» Goal of the exercise
The lines from the top of the material below through the line containing "(hpage) at (750,105)" are to be printed exactly, with pictures omitted.

================

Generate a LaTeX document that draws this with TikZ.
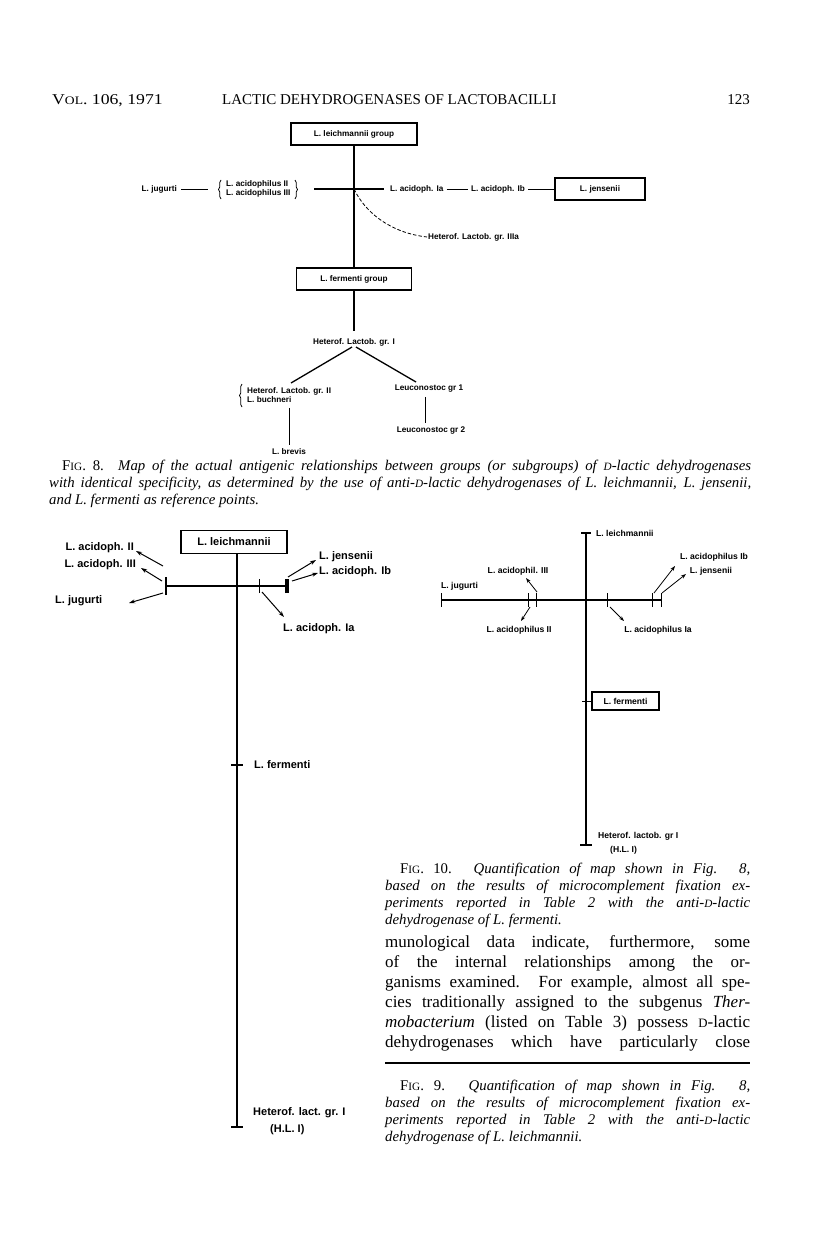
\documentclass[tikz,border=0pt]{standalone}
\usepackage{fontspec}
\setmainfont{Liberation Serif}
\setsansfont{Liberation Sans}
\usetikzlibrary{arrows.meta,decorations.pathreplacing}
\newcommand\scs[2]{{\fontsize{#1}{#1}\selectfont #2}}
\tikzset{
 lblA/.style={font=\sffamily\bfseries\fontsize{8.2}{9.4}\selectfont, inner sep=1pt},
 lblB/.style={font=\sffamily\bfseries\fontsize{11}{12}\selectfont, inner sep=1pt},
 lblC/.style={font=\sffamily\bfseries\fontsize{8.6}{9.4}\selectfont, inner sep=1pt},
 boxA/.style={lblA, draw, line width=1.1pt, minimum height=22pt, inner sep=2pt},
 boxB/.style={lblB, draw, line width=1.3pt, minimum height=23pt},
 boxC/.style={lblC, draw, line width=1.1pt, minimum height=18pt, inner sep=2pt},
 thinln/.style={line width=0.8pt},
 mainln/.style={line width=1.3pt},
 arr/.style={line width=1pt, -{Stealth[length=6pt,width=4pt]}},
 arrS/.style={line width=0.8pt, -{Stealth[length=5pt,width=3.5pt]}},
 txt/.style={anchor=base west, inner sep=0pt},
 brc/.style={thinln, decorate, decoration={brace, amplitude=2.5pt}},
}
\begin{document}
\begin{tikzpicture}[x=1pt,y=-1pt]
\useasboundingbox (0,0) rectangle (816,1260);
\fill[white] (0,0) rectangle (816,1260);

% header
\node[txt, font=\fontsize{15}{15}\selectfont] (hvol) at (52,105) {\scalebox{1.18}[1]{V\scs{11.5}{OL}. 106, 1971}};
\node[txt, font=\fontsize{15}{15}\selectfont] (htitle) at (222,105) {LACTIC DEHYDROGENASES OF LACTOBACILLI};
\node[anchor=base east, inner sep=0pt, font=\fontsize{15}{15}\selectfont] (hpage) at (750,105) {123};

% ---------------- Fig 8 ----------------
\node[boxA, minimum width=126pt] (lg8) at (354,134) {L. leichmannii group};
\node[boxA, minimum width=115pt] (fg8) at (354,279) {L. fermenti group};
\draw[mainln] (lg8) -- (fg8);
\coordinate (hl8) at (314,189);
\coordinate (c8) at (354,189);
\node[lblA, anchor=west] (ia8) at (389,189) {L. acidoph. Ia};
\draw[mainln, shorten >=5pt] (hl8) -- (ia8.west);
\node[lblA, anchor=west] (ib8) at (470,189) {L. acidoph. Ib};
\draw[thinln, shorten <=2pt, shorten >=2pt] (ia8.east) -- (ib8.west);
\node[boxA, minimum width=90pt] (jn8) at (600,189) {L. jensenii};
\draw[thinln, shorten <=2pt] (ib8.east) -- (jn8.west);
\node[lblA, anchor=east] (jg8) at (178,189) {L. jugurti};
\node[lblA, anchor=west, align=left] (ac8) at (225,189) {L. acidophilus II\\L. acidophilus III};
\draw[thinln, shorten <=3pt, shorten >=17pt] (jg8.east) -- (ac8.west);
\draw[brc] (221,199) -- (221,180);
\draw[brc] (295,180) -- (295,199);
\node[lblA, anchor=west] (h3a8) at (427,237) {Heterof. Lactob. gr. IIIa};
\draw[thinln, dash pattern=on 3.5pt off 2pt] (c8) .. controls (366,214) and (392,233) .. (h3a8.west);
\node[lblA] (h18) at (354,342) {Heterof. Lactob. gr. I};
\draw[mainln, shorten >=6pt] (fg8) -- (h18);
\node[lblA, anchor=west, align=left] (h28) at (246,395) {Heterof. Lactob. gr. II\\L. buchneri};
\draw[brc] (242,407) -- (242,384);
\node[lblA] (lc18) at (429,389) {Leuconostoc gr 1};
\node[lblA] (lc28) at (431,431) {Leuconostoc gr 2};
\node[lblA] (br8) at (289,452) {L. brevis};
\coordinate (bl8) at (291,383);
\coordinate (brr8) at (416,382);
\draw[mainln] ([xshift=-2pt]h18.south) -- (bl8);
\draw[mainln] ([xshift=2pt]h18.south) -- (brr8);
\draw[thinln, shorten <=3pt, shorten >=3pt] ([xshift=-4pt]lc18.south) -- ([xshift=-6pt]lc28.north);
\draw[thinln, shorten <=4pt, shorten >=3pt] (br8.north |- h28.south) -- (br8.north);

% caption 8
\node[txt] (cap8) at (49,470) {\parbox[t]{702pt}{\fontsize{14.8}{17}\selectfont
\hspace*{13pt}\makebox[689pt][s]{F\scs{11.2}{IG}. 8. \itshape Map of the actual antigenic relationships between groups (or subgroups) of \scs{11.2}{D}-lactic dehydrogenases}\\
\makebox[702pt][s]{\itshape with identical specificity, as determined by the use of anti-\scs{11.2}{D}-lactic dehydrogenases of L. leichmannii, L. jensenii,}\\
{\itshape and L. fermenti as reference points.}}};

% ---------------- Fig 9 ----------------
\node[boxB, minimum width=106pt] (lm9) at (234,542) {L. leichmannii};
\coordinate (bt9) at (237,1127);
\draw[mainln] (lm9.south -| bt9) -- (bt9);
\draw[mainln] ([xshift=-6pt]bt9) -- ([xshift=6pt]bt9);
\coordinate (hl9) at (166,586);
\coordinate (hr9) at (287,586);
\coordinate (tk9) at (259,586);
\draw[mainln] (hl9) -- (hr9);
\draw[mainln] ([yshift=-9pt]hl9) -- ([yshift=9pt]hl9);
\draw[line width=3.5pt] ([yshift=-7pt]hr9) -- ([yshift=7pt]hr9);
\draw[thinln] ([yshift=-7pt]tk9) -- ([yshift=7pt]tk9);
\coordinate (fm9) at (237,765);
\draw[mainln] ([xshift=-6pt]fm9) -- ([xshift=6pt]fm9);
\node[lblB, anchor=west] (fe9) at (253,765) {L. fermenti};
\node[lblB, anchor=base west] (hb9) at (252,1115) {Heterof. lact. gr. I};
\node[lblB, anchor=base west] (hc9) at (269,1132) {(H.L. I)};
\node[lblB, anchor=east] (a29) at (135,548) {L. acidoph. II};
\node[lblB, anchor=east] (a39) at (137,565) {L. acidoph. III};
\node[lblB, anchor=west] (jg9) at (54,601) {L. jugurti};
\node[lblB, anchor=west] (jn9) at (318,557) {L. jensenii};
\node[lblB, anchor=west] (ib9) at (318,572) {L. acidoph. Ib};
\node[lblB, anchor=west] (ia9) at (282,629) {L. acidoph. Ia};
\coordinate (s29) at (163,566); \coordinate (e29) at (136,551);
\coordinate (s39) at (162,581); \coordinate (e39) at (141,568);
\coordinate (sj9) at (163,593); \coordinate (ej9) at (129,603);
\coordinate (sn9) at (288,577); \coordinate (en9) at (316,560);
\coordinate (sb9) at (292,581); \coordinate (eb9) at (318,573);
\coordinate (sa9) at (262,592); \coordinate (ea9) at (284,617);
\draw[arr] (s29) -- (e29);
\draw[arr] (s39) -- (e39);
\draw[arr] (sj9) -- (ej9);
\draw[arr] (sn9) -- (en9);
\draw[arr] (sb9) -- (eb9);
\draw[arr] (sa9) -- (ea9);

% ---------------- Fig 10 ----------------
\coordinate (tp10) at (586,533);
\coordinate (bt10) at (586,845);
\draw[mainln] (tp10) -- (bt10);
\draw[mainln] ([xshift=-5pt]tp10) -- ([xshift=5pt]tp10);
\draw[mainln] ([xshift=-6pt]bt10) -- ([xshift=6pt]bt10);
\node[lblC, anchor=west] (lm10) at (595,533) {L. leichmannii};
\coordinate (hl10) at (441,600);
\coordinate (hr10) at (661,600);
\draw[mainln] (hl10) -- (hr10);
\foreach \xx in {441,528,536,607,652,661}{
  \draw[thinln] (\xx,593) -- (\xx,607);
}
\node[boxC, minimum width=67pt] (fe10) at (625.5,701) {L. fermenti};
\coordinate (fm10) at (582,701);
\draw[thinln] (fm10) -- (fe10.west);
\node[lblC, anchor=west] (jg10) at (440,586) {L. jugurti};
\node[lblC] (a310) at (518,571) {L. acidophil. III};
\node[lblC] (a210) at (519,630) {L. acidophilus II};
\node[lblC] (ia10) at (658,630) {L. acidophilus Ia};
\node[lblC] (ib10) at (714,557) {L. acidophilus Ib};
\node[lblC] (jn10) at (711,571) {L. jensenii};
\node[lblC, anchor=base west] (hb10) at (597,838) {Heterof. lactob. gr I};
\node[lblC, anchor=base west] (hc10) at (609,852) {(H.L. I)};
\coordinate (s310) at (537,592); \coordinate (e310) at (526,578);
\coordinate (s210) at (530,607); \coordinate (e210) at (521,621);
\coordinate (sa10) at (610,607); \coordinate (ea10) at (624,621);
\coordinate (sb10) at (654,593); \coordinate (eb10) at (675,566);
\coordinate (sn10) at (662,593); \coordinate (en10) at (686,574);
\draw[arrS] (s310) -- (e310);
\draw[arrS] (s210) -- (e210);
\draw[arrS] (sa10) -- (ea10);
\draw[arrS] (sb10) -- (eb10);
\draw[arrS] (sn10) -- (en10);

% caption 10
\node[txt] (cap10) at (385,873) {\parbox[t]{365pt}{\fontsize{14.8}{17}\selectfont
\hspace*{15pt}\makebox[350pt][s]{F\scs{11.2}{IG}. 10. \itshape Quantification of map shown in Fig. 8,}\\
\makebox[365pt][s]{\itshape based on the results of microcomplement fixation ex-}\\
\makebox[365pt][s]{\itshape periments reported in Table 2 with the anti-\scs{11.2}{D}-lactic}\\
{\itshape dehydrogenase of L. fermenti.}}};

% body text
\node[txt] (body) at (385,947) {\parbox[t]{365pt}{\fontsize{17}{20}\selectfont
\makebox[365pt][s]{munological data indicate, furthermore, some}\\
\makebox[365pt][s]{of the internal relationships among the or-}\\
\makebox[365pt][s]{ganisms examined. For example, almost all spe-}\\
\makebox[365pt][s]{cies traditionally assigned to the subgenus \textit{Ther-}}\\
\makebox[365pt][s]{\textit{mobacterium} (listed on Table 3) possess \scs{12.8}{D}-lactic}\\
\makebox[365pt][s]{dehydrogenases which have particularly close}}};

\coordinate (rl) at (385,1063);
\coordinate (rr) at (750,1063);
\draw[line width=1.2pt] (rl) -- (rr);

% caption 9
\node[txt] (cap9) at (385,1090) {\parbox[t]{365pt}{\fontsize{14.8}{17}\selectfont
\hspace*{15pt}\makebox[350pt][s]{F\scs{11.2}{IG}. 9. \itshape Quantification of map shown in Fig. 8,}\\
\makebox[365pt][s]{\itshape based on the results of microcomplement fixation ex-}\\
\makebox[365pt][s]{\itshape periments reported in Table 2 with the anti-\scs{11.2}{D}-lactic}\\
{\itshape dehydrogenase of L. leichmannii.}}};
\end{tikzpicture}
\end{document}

================

» Complete output
Generate a LaTeX document that draws this with TikZ.
\documentclass[tikz,border=0pt]{standalone}
\usepackage{fontspec}
\setmainfont{Liberation Serif}
\setsansfont{Liberation Sans}
\usetikzlibrary{arrows.meta,decorations.pathreplacing}
\newcommand\scs[2]{{\fontsize{#1}{#1}\selectfont #2}}
\tikzset{
 lblA/.style={font=\sffamily\bfseries\fontsize{8.2}{9.4}\selectfont, inner sep=1pt},
 lblB/.style={font=\sffamily\bfseries\fontsize{11}{12}\selectfont, inner sep=1pt},
 lblC/.style={font=\sffamily\bfseries\fontsize{8.6}{9.4}\selectfont, inner sep=1pt},
 boxA/.style={lblA, draw, line width=1.1pt, minimum height=22pt, inner sep=2pt},
 boxB/.style={lblB, draw, line width=1.3pt, minimum height=23pt},
 boxC/.style={lblC, draw, line width=1.1pt, minimum height=18pt, inner sep=2pt},
 thinln/.style={line width=0.8pt},
 mainln/.style={line width=1.3pt},
 arr/.style={line width=1pt, -{Stealth[length=6pt,width=4pt]}},
 arrS/.style={line width=0.8pt, -{Stealth[length=5pt,width=3.5pt]}},
 txt/.style={anchor=base west, inner sep=0pt},
 brc/.style={thinln, decorate, decoration={brace, amplitude=2.5pt}},
}
\begin{document}
\begin{tikzpicture}[x=1pt,y=-1pt]
\useasboundingbox (0,0) rectangle (816,1260);
\fill[white] (0,0) rectangle (816,1260);

% header
\node[txt, font=\fontsize{15}{15}\selectfont] (hvol) at (52,105) {\scalebox{1.18}[1]{V\scs{11.5}{OL}. 106, 1971}};
\node[txt, font=\fontsize{15}{15}\selectfont] (htitle) at (222,105) {LACTIC DEHYDROGENASES OF LACTOBACILLI};
\node[anchor=base east, inner sep=0pt, font=\fontsize{15}{15}\selectfont] (hpage) at (750,105) {123};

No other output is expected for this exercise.